Short problem: Only lines holding the word "chart" should be copied from the material.

Source excerpt:

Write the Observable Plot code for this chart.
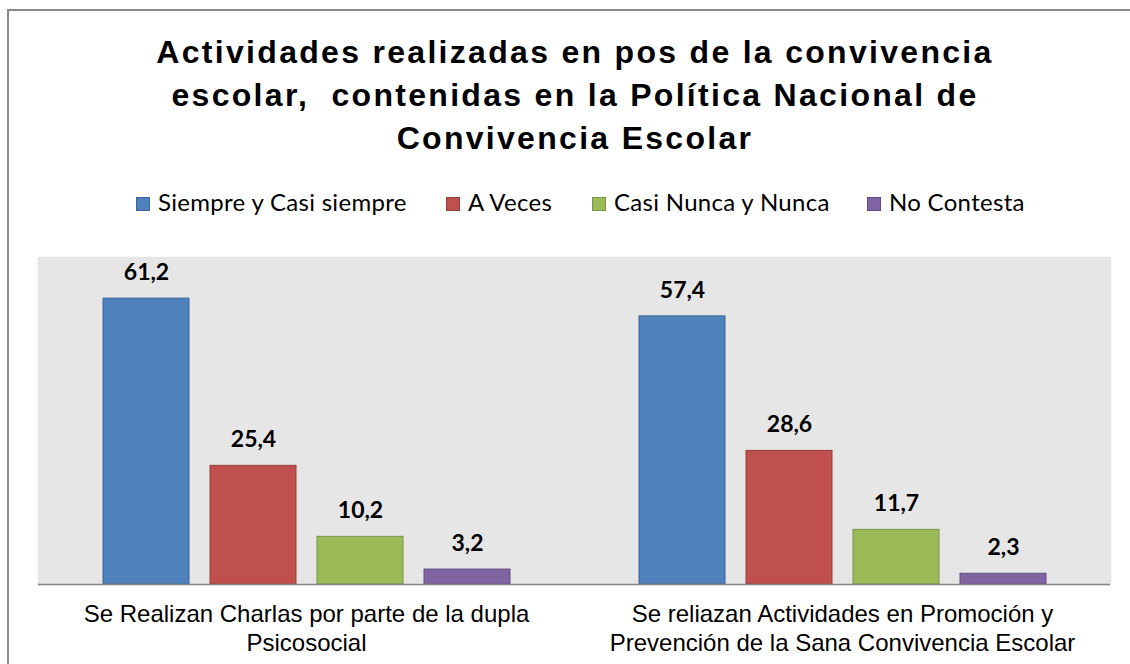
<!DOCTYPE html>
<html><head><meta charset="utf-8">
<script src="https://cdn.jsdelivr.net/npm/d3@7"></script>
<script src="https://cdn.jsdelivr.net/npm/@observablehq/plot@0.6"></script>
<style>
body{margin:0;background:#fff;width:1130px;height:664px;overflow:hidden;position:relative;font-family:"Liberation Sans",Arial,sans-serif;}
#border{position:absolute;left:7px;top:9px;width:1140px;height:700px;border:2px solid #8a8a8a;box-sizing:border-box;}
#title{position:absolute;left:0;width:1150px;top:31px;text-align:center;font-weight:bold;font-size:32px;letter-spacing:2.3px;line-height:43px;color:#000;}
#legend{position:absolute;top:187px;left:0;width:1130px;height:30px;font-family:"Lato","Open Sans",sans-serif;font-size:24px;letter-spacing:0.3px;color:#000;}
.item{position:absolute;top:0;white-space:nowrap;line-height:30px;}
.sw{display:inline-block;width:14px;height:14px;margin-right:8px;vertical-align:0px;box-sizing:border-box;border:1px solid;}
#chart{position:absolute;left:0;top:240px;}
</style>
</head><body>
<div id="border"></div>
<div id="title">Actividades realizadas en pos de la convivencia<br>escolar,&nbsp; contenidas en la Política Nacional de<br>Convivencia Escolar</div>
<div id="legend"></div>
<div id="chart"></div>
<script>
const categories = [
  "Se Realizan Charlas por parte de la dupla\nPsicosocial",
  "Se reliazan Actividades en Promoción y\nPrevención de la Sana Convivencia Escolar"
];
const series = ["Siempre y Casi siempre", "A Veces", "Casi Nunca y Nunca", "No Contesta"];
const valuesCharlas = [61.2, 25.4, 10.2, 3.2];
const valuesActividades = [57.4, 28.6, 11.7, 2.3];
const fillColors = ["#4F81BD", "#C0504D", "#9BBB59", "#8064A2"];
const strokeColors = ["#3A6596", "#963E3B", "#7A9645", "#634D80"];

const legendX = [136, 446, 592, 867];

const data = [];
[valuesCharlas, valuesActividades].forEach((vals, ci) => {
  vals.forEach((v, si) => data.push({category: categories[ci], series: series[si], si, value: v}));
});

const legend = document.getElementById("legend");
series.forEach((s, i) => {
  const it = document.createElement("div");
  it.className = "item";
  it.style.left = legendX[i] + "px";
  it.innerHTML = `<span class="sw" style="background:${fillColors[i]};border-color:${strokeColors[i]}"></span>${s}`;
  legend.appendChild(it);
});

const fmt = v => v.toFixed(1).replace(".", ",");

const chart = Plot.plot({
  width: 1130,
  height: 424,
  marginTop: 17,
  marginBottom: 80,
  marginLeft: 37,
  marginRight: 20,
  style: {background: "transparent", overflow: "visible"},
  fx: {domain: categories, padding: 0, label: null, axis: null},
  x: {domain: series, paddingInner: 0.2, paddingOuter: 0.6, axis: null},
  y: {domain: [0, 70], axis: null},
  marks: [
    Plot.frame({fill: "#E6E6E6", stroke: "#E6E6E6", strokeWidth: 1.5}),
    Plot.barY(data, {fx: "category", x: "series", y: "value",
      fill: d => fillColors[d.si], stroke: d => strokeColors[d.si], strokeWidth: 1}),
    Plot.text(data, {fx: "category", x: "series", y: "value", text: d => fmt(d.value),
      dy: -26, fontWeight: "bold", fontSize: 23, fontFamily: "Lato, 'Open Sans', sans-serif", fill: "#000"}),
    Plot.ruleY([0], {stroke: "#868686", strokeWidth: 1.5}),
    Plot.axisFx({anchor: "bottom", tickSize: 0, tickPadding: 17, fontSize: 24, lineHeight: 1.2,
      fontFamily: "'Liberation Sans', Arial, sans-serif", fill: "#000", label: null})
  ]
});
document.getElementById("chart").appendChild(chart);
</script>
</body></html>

Finished task:
Write the Observable Plot code for this chart.
#chart{position:absolute;left:0;top:240px;}
<div id="chart"></div>
const chart = Plot.plot({
document.getElementById("chart").appendChild(chart);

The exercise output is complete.